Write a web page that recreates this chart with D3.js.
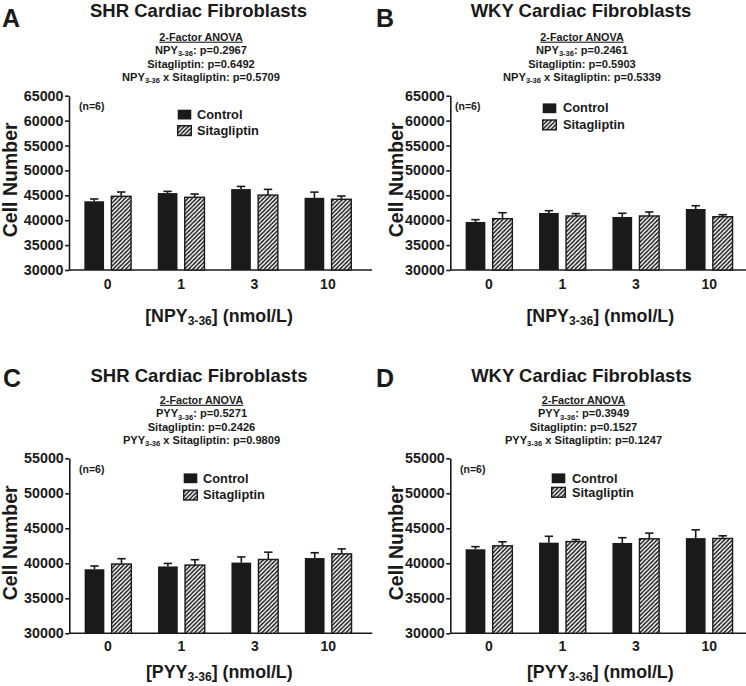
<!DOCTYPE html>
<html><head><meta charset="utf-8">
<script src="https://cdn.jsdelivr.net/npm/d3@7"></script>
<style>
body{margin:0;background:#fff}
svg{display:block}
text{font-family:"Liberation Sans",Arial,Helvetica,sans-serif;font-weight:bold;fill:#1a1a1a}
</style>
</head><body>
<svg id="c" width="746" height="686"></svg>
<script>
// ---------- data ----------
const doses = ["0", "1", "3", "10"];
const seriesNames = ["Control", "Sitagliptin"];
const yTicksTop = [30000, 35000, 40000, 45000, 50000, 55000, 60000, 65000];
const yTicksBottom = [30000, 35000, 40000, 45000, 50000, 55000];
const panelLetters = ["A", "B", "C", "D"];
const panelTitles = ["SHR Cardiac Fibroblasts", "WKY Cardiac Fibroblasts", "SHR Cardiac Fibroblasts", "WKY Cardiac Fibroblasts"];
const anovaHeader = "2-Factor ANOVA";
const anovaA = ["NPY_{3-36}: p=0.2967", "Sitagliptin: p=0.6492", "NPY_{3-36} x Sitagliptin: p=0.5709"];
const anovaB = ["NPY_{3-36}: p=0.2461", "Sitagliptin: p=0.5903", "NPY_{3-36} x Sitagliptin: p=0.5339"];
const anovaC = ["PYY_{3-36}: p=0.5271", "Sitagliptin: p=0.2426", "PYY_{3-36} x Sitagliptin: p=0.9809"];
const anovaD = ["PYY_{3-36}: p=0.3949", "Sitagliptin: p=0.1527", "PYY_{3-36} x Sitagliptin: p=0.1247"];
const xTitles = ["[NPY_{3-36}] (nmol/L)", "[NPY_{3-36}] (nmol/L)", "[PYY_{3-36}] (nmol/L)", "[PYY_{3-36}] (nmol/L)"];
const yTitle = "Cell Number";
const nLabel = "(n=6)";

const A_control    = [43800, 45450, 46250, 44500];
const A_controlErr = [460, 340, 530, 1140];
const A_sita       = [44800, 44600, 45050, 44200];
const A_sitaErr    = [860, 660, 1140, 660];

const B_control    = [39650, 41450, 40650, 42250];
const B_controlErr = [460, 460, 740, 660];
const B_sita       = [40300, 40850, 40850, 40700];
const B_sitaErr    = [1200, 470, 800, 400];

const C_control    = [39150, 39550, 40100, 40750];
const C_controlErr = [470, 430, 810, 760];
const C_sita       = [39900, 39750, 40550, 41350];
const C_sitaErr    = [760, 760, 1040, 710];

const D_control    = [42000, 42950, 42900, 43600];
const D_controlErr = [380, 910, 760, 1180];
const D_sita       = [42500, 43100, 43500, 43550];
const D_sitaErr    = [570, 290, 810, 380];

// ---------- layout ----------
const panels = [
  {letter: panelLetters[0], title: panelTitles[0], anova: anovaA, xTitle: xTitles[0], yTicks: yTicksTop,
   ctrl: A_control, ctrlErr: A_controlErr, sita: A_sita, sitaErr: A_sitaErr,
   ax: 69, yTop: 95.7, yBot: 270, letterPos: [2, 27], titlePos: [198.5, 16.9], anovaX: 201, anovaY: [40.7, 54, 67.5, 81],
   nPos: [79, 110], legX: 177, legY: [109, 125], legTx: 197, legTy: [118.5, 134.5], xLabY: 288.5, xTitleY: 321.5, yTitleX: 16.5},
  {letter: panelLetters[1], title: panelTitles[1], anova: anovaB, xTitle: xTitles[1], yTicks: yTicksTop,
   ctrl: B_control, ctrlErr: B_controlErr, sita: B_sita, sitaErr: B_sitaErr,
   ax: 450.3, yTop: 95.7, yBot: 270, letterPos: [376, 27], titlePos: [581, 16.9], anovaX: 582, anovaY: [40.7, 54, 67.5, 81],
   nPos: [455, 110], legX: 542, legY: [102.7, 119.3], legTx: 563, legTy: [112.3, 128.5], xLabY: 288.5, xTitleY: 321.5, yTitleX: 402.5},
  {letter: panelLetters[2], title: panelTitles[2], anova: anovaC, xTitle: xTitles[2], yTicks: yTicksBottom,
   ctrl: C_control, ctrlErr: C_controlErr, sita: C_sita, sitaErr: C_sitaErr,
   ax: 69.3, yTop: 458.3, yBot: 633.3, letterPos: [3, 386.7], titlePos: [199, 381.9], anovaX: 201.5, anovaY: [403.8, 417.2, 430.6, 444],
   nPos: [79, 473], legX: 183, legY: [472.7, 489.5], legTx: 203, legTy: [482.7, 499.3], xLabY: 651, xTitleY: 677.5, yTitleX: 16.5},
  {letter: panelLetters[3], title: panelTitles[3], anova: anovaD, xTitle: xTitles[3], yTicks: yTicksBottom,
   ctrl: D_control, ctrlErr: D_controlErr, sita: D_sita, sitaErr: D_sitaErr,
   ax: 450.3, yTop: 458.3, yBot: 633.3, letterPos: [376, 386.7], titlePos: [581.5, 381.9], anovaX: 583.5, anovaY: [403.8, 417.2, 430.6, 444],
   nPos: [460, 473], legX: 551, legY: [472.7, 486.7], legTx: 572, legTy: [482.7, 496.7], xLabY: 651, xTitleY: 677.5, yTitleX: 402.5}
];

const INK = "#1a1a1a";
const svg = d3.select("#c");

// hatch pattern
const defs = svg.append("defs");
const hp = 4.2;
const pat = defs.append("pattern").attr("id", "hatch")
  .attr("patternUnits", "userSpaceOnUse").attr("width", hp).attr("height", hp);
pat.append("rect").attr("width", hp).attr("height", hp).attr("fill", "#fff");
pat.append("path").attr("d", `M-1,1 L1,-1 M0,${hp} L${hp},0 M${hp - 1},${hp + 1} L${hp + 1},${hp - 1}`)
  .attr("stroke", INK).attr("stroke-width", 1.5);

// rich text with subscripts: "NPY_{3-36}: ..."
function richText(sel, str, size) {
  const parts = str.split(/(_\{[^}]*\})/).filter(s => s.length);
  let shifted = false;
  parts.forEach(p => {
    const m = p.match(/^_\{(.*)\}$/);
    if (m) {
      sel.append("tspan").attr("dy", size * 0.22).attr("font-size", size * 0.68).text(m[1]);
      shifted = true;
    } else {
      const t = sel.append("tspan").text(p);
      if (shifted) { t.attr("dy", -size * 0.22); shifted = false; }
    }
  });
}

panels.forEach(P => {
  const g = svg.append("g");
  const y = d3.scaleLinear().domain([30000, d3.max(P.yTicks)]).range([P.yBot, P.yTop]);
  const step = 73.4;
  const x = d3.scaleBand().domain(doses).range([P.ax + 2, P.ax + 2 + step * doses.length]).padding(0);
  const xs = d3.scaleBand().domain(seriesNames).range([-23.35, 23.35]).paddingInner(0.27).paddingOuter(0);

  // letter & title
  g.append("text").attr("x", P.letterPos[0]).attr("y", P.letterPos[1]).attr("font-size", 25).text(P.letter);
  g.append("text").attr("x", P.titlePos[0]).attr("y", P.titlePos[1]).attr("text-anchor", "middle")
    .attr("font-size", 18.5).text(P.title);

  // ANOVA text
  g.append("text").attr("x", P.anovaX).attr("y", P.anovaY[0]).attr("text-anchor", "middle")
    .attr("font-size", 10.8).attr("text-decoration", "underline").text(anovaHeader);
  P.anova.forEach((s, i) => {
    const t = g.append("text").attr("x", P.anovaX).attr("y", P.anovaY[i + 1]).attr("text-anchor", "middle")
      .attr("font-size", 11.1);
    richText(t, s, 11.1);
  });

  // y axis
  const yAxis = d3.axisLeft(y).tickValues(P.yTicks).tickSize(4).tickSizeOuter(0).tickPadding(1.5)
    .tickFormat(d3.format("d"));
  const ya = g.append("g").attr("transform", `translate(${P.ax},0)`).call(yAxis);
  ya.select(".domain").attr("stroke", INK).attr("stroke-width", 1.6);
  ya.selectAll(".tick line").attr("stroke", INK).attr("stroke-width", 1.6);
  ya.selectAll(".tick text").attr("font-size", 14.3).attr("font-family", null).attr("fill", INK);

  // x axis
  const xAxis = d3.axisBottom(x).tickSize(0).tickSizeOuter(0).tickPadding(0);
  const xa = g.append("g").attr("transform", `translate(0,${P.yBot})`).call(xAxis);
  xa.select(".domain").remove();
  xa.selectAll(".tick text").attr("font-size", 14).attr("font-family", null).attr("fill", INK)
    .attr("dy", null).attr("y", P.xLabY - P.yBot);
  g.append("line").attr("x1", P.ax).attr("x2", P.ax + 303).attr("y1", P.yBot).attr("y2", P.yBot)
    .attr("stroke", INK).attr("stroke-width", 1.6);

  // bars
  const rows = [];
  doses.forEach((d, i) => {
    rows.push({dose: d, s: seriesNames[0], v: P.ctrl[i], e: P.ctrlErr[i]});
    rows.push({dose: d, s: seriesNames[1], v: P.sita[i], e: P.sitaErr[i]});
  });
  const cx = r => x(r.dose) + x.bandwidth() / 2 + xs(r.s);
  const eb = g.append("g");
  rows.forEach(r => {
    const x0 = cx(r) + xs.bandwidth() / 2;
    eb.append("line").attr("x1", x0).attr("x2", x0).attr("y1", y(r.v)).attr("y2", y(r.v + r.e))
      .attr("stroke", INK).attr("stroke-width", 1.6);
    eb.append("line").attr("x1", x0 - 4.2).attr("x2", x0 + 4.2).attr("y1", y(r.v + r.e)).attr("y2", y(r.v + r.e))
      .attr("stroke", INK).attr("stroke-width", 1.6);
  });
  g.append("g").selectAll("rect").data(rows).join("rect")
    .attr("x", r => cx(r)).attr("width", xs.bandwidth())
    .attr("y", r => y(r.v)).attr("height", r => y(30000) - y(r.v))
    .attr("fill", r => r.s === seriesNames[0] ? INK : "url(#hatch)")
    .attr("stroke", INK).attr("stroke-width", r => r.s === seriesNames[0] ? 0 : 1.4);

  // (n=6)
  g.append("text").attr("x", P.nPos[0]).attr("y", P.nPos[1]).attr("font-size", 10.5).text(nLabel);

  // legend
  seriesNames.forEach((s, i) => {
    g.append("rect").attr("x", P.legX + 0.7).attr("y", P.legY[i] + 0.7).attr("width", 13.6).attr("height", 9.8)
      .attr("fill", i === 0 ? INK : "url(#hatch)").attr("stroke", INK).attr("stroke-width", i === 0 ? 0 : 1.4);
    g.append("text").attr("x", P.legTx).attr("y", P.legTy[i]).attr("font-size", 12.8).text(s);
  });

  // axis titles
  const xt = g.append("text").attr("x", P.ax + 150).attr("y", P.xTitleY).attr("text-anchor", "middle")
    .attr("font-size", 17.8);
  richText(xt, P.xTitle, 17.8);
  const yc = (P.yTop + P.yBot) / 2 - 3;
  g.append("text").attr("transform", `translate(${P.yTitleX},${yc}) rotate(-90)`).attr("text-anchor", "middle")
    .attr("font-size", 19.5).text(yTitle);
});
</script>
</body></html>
==============================
EXERCISE REQUIREMENTS: Show all lines above holding "with".

COMPLETE OUTPUT:
Write a web page that recreates this chart with D3.js.
// rich text with subscripts: "NPY_{3-36}: ..."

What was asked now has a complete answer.